En effet, alors que L'Agriculture et l'Industrie rejoignent Moscou, les reliefs de Tchaïkov sont offerts par l'URSS à la Confédération générale du travail. En plein Front populaire, les sculptures sont accueillies par l'Union fraternelle de la Métallurgie dans le parc du château de Baillet-en-France, acquis en 1937 par le syndicat pour devenir un lieu de vacances fréquenté par les métallos lors des premiers congés payés. Saisi en 1939, après l'interdiction du PCF et de la CGT, le château devient en novembre 1940 un centre des jeunesses pétainistes, après avoir servi de camp d'internement pour prisonniers politiques. Au printemps 1941, les sculptures y sont détruites. À la Libération, un temps exposées au sol, elles sont reléguées et oubliées dans une glacière... jusqu'à ce que l'archéologie permette aujourd'hui de les redécouvrir.

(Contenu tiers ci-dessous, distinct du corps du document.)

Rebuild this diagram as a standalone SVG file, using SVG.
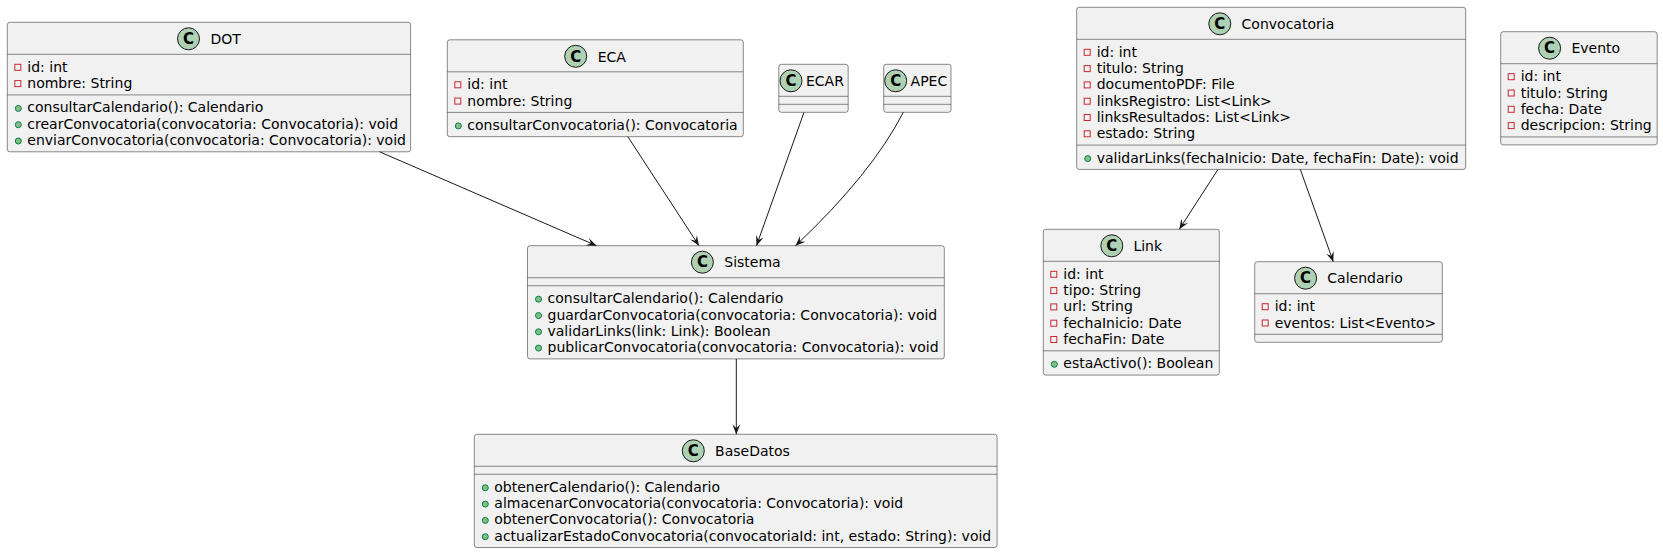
<svg xmlns="http://www.w3.org/2000/svg" width="1663" height="554" viewBox="0 0 1663 554">
<style>
text{font-family:"DejaVu Sans","Liberation Sans",sans-serif;font-size:14px;fill:#000}
.box{fill:#F1F1F1;stroke:#181818;stroke-width:0.5}
.sep{stroke:#181818;stroke-width:0.5}
.ci{fill:#ADD1B2;stroke:#181818;stroke-width:1}
.cg{font-weight:bold;font-size:15px;text-anchor:middle}
.pr{fill:none;stroke:#C82930;stroke-width:1}
.pu{fill:#84BE84;stroke:#038048;stroke-width:1}
.edge{fill:none;stroke:#181818;stroke-width:1;marker-end:url(#arr)}
</style>
<defs>
<marker id="arr" viewBox="0 0 10 10" refX="10" refY="5" markerWidth="10" markerHeight="10" orient="auto" markerUnits="userSpaceOnUse"><path d="M10,5 L0,1 L4,5 L0,9 Z" fill="#181818"/></marker>
</defs>
<rect width="1663" height="554" fill="#FFFFFF"/>

<g id="DOT">
<rect class="box" x="7.3" y="22.3" width="403.3" height="129.5" rx="2.5"/>
<circle class="ci" cx="188.5" cy="38.8" r="11"/><text class="cg" x="188.5" y="44">C</text>
<text x="210.5" y="44">DOT</text>
<line class="sep" x1="7.3" y1="54.3" x2="410.6" y2="54.3"/>
<rect class="pr" x="14.8" y="64.3" width="6" height="6"/><text x="27.3" y="71.8">id: int</text>
<rect class="pr" x="14.8" y="80.6" width="6" height="6"/><text x="27.3" y="88.1">nombre: String</text>
<line class="sep" x1="7.3" y1="94.9" x2="410.6" y2="94.9"/>
<circle class="pu" cx="18.3" cy="108.4" r="3"/><text x="27.3" y="112.4">consultarCalendario(): Calendario</text>
<circle class="pu" cx="18.3" cy="124.7" r="3"/><text x="27.3" y="128.7">crearConvocatoria(convocatoria: Convocatoria): void</text>
<circle class="pu" cx="18.3" cy="141" r="3"/><text x="27.3" y="145">enviarConvocatoria(convocatoria: Convocatoria): void</text>
</g>

<g id="ECA">
<rect class="box" x="447.3" y="39.8" width="296" height="96.9" rx="2.5"/>
<circle class="ci" cx="575.7" cy="56.3" r="11"/><text class="cg" x="575.7" y="61.5">C</text>
<text x="597.7" y="61.5">ECA</text>
<line class="sep" x1="447.3" y1="71.8" x2="743.3" y2="71.8"/>
<rect class="pr" x="454.8" y="81.8" width="6" height="6"/><text x="467.3" y="89.3">id: int</text>
<rect class="pr" x="454.8" y="98.1" width="6" height="6"/><text x="467.3" y="105.6">nombre: String</text>
<line class="sep" x1="447.3" y1="112.4" x2="743.3" y2="112.4"/>
<circle class="pu" cx="458.3" cy="125.9" r="3"/><text x="467.3" y="129.9">consultarConvocatoria(): Convocatoria</text>
</g>

<g id="ECAR">
<rect class="box" x="778.8" y="64.3" width="69.4" height="48" rx="2.5"/>
<circle class="ci" cx="791" cy="80.8" r="11"/><text class="cg" x="791" y="86">C</text>
<text x="806" y="86">ECAR</text>
<line class="sep" x1="778.8" y1="96.3" x2="848.2" y2="96.3"/>
<line class="sep" x1="778.8" y1="104.3" x2="848.2" y2="104.3"/>
</g>

<g id="APEC">
<rect class="box" x="883.7" y="64.3" width="67.3" height="48" rx="2.5"/>
<circle class="ci" cx="895.7" cy="80.8" r="11"/><text class="cg" x="895.7" y="86">C</text>
<text x="910.6" y="86">APEC</text>
<line class="sep" x1="883.7" y1="96.3" x2="951" y2="96.3"/>
<line class="sep" x1="883.7" y1="104.3" x2="951" y2="104.3"/>
</g>

<g id="Convocatoria">
<rect class="box" x="1076.7" y="7.3" width="389" height="162.1" rx="2.5"/>
<circle class="ci" cx="1219.8" cy="23.8" r="11"/><text class="cg" x="1219.8" y="29">C</text>
<text x="1241.6" y="29">Convocatoria</text>
<line class="sep" x1="1076.7" y1="39.3" x2="1465.7" y2="39.3"/>
<rect class="pr" x="1084.2" y="49.3" width="6" height="6"/><text x="1096.7" y="56.8">id: int</text>
<rect class="pr" x="1084.2" y="65.6" width="6" height="6"/><text x="1096.7" y="73.1">titulo: String</text>
<rect class="pr" x="1084.2" y="81.9" width="6" height="6"/><text x="1096.7" y="89.4">documentoPDF: File</text>
<rect class="pr" x="1084.2" y="98.2" width="6" height="6"/><text x="1096.7" y="105.7">linksRegistro: List&lt;Link&gt;</text>
<rect class="pr" x="1084.2" y="114.5" width="6" height="6"/><text x="1096.7" y="122">linksResultados: List&lt;Link&gt;</text>
<rect class="pr" x="1084.2" y="130.8" width="6" height="6"/><text x="1096.7" y="138.3">estado: String</text>
<line class="sep" x1="1076.7" y1="145.1" x2="1465.7" y2="145.1"/>
<circle class="pu" cx="1087.7" cy="158.6" r="3"/><text x="1096.7" y="162.6">validarLinks(fechaInicio: Date, fechaFin: Date): void</text>
</g>

<g id="Evento">
<rect class="box" x="1500.7" y="31.7" width="156.5" height="113.2" rx="2.5"/>
<circle class="ci" cx="1549.6" cy="48.2" r="11"/><text class="cg" x="1549.6" y="53.4">C</text>
<text x="1571.4" y="53.4">Evento</text>
<line class="sep" x1="1500.7" y1="63.7" x2="1657.2" y2="63.7"/>
<rect class="pr" x="1508.2" y="73.7" width="6" height="6"/><text x="1520.7" y="81.2">id: int</text>
<rect class="pr" x="1508.2" y="90" width="6" height="6"/><text x="1520.7" y="97.5">titulo: String</text>
<rect class="pr" x="1508.2" y="106.3" width="6" height="6"/><text x="1520.7" y="113.8">fecha: Date</text>
<rect class="pr" x="1508.2" y="122.6" width="6" height="6"/><text x="1520.7" y="130.1">descripcion: String</text>
<line class="sep" x1="1500.7" y1="136.9" x2="1657.2" y2="136.9"/>
</g>

<g id="Sistema">
<rect class="box" x="527.5" y="245.7" width="416.8" height="113.2" rx="2.5"/>
<circle class="ci" cx="702.4" cy="262.2" r="11"/><text class="cg" x="702.4" y="267.4">C</text>
<text x="724.3" y="267.4">Sistema</text>
<line class="sep" x1="527.5" y1="277.7" x2="944.3" y2="277.7"/>
<line class="sep" x1="527.5" y1="285.7" x2="944.3" y2="285.7"/>
<circle class="pu" cx="538.5" cy="299.2" r="3"/><text x="547.5" y="303.2">consultarCalendario(): Calendario</text>
<circle class="pu" cx="538.5" cy="315.5" r="3"/><text x="547.5" y="319.5">guardarConvocatoria(convocatoria: Convocatoria): void</text>
<circle class="pu" cx="538.5" cy="331.8" r="3"/><text x="547.5" y="335.8">validarLinks(link: Link): Boolean</text>
<circle class="pu" cx="538.5" cy="348.1" r="3"/><text x="547.5" y="352.1">publicarConvocatoria(convocatoria: Convocatoria): void</text>
</g>

<g id="BaseDatos">
<rect class="box" x="474.3" y="434.3" width="522.8" height="113.2" rx="2.5"/>
<circle class="ci" cx="693.3" cy="450.8" r="11"/><text class="cg" x="693.3" y="456">C</text>
<text x="715.1" y="456">BaseDatos</text>
<line class="sep" x1="474.3" y1="466.3" x2="997.1" y2="466.3"/>
<line class="sep" x1="474.3" y1="474.3" x2="997.1" y2="474.3"/>
<circle class="pu" cx="485.3" cy="487.8" r="3"/><text x="494.3" y="491.8">obtenerCalendario(): Calendario</text>
<circle class="pu" cx="485.3" cy="504.1" r="3"/><text x="494.3" y="508.1">almacenarConvocatoria(convocatoria: Convocatoria): void</text>
<circle class="pu" cx="485.3" cy="520.4" r="3"/><text x="494.3" y="524.4">obtenerConvocatoria(): Convocatoria</text>
<circle class="pu" cx="485.3" cy="536.7" r="3"/><text x="494.3" y="540.7">actualizarEstadoConvocatoria(convocatoriaId: int, estado: String): void</text>
</g>

<g id="Link">
<rect class="box" x="1043.3" y="229.3" width="176" height="145.8" rx="2.5"/>
<circle class="ci" cx="1111.8" cy="245.8" r="11"/><text class="cg" x="1111.8" y="251">C</text>
<text x="1133.4" y="251">Link</text>
<line class="sep" x1="1043.3" y1="261.3" x2="1219.3" y2="261.3"/>
<rect class="pr" x="1050.8" y="271.3" width="6" height="6"/><text x="1063.3" y="278.8">id: int</text>
<rect class="pr" x="1050.8" y="287.6" width="6" height="6"/><text x="1063.3" y="295.1">tipo: String</text>
<rect class="pr" x="1050.8" y="303.9" width="6" height="6"/><text x="1063.3" y="311.4">url: String</text>
<rect class="pr" x="1050.8" y="320.2" width="6" height="6"/><text x="1063.3" y="327.7">fechaInicio: Date</text>
<rect class="pr" x="1050.8" y="336.5" width="6" height="6"/><text x="1063.3" y="344">fechaFin: Date</text>
<line class="sep" x1="1043.3" y1="350.8" x2="1219.3" y2="350.8"/>
<circle class="pu" cx="1054.3" cy="364.3" r="3"/><text x="1063.3" y="368.3">estaActivo(): Boolean</text>
</g>

<g id="Calendario">
<rect class="box" x="1254.7" y="261.7" width="187.6" height="80.6" rx="2.5"/>
<circle class="ci" cx="1305.6" cy="278.2" r="11"/><text class="cg" x="1305.6" y="283.4">C</text>
<text x="1327.3" y="283.4">Calendario</text>
<line class="sep" x1="1254.7" y1="293.7" x2="1442.3" y2="293.7"/>
<rect class="pr" x="1262.2" y="303.7" width="6" height="6"/><text x="1274.7" y="311.2">id: int</text>
<rect class="pr" x="1262.2" y="320" width="6" height="6"/><text x="1274.7" y="327.5">eventos: List&lt;Evento&gt;</text>
<line class="sep" x1="1254.7" y1="334.3" x2="1442.3" y2="334.3"/>
</g>

<g id="connectors">
<path class="edge" d="M379.6,151.8 L596.5,245.7"/>
<path class="edge" d="M627.8,136.7 L699,245.7"/>
<path class="edge" d="M804,112.3 L756.5,245.7"/>
<path class="edge" d="M903.3,112.3 Q871.5,174.2 795.5,245.7"/>
<path class="edge" d="M736.3,358.9 L736.3,434.3"/>
<path class="edge" d="M1218,169.4 L1179.3,229.3"/>
<path class="edge" d="M1300.3,169.4 L1333.3,261.7"/>
</g>
</svg>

73 ans après, ces sculptures seront à nouveau exposées
L'intérêt scientifique et patrimonial de cet ensemble a suscité son exhumation. Témoin de l'art réaliste socialiste, trophée offert à la France du front Populaire et brisé par Vichy, cette statuaire, désormais propriété de la commune de Bailleten-France, devrait être exposée aux côtés de L'Agriculture et l'Industrie, prêtée par la Russie, dans l'exposition « Symphonies d'Octobre - Musique et pouvoir en Russie soviétique (1917-1953) » organisée en octobre 2010 par la Cité de la Musique dans le cadre de l'année France-Russie.

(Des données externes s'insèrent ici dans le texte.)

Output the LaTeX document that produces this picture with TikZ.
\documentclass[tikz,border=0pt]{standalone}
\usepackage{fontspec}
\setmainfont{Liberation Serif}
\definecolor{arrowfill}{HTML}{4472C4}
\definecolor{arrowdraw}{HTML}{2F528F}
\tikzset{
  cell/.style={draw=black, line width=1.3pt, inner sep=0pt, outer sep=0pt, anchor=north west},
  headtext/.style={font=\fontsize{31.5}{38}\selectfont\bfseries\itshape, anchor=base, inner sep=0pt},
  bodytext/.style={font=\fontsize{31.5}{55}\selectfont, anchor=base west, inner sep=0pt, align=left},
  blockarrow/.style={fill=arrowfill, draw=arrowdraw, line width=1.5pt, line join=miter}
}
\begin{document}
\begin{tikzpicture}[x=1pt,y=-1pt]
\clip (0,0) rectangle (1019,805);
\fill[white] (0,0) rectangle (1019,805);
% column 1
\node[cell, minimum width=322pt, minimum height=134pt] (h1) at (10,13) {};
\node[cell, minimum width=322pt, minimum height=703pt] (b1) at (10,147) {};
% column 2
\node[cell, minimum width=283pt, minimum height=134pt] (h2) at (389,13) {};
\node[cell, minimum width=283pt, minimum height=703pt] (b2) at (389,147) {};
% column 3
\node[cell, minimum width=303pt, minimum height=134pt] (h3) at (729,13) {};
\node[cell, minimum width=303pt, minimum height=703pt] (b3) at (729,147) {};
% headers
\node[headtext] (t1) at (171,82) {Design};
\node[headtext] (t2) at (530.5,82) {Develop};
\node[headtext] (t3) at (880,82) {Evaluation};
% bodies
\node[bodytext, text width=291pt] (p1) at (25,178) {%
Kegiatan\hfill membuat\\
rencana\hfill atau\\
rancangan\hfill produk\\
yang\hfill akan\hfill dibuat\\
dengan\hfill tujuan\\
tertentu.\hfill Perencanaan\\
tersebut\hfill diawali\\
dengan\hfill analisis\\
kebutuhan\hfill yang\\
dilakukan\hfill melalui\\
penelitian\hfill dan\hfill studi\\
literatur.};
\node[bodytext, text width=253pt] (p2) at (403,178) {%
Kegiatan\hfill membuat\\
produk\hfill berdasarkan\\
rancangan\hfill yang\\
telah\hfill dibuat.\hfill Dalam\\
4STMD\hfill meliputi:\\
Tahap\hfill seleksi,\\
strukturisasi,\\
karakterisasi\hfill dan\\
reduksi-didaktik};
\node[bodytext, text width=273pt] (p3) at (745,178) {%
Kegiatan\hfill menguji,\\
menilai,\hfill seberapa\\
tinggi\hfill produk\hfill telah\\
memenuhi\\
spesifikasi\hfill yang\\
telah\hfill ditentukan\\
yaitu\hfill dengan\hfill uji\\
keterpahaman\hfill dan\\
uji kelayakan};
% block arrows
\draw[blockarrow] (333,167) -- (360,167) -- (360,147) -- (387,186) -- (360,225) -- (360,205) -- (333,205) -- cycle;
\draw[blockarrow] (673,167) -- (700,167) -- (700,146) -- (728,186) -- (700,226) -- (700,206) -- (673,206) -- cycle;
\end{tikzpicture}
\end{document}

Par ailleurs, à l'occasion de la fouille, Jean-Paul Fargier réalise actuellement un documentaire de 52 mn produit par Zadig productions, sur l'épopée du monument soviétique.

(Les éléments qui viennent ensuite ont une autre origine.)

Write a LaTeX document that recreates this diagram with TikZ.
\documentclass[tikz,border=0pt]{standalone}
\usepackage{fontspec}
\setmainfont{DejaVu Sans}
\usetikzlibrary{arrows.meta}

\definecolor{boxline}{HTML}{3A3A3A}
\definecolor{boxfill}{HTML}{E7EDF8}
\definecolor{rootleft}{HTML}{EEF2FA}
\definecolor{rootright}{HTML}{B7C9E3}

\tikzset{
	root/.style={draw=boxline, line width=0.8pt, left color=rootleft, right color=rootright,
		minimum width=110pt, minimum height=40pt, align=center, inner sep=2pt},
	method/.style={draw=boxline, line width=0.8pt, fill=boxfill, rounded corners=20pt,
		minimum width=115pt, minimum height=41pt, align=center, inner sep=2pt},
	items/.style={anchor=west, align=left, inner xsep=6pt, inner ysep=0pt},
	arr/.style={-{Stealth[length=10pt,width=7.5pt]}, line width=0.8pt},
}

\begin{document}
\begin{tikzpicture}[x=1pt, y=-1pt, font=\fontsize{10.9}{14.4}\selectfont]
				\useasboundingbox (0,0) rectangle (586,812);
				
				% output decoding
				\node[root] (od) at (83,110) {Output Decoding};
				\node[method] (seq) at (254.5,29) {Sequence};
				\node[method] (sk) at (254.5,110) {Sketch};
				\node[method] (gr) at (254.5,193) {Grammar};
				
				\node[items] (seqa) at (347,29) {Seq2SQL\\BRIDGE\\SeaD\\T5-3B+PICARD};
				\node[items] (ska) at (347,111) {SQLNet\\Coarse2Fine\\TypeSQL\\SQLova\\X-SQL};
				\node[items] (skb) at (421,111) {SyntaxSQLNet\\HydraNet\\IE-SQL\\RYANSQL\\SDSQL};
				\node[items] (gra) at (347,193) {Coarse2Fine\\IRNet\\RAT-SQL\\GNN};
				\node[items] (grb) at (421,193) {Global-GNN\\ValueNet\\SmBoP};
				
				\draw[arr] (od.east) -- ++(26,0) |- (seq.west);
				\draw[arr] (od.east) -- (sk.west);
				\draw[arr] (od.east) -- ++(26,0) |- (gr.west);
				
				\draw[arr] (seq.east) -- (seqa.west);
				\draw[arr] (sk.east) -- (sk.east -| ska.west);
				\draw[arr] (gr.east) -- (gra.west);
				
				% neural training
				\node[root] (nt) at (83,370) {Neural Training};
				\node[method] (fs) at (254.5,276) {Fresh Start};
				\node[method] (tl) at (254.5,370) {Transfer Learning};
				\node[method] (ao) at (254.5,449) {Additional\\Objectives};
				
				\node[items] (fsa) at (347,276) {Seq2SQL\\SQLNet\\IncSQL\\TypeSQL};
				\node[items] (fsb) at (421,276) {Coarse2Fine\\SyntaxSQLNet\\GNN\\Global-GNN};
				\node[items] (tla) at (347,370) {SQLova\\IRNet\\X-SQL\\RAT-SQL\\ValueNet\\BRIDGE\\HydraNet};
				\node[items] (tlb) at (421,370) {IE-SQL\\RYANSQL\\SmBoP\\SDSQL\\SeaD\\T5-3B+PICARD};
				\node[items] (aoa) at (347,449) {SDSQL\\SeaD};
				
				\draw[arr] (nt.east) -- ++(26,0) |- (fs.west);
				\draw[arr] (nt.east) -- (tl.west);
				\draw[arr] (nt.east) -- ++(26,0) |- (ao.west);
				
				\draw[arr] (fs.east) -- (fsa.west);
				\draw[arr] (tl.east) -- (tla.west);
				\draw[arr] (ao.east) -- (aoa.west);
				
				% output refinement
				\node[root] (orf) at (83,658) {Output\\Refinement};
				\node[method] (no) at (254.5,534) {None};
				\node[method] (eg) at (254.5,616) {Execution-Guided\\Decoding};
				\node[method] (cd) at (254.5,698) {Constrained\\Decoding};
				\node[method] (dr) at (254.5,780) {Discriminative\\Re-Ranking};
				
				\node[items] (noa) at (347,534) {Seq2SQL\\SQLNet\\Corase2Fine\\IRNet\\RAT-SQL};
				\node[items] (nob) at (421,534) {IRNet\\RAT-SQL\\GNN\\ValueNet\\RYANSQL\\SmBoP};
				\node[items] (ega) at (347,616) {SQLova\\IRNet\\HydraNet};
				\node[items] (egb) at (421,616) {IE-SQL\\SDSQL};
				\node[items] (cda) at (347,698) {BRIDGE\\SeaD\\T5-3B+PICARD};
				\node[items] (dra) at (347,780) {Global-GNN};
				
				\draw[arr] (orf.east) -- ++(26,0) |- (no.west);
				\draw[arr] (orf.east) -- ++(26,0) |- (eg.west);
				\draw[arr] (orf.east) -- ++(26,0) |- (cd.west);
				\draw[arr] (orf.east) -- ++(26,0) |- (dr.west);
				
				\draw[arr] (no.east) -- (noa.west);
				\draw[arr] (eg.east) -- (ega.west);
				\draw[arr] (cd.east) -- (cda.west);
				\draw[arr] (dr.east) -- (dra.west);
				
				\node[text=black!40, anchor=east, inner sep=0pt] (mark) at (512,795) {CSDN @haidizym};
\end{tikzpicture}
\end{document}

Cette exhumation s'inscrit dans un travail de réexamen de l'art soviétique des années 1930, trop hâtivement réduit au seul statut d'outil de la propagande stalinienne, et de redécouvrir un artiste que son oeuvre « officielle » avait conduit à oublier. Cette découverte pose aussi la question de la préservation et de la présentation des ces ensembles dans les pays de l'ancien bloc soviétique comme en France.